**Set exercise:** Skip all pictures. Write out the data below from its first line through the line that contains "const values = [7];".

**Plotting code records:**
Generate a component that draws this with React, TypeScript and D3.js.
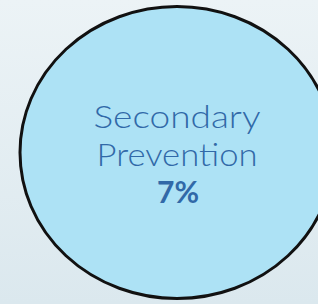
import React from "react";
import * as d3 from "d3";

const W = 318;
const H = 304;

const categoryLines = ["Secondary", "Prevention"];
const values = [7];

export default function App() {
  const cx = 177;
  const cy = 152.5;
  const rx = 157;
  const ry = 146;
  const fmt = d3.format(".0f");
  const lineY = d3.scaleLinear().domain([0, 1, 2]).range([128, 166, 203]);
  const widths = [167, 161];
  return (
    <svg
      width={W}
      height={H}
      style={{ position: "absolute", left: 0, top: 0, display: "block" }}
    >
      <defs>
        <linearGradient id="bg" x1="0" y1="0" x2="0" y2="1">
          <stop offset="0%" stopColor="#ecf3f6" />
          <stop offset="100%" stopColor="#dbe8ee" />
        </linearGradient>
      </defs>
      <rect x={0} y={0} width={W} height={H} fill="url(#bg)" />
      <ellipse
        cx={cx}
        cy={cy}
        rx={rx}
        ry={ry}
        fill="#ade2f5"
        stroke="#111111"
        strokeWidth={3}
      />
      <g fontFamily="Lato, 'Open Sans', sans-serif" fill="#3169a8" textAnchor="middle">
        {categoryLines.map((t, i) => (
          <text
            key={t}
            x={cx}
            y={lineY(i)}
            fontSize={31}
            fontWeight={300}
            textLength={widths[i]}
            lengthAdjust="spacingAndGlyphs"
          >
            {t}
          </text>
        ))}
        <text
          x={178}
          y={lineY(2)}
          fontSize={30}
          fontWeight="bold"
          textLength={42}
          lengthAdjust="spacingAndGlyphs"
        >
          {fmt(values[0])}%
        </text>
      </g>
    </svg>
  );
}
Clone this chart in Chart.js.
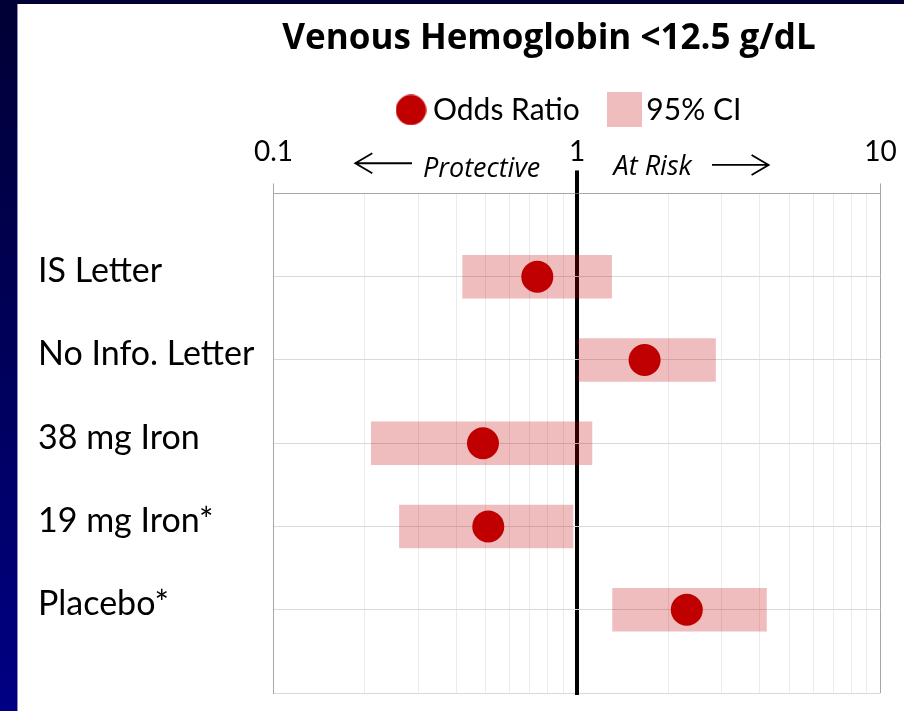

**The answer:**
Generate a component that draws this with React, TypeScript and D3.js.
import React from "react";
import * as d3 from "d3";

const W = 318;
const H = 304;

const categoryLines = ["Secondary", "Prevention"];
const values = [7];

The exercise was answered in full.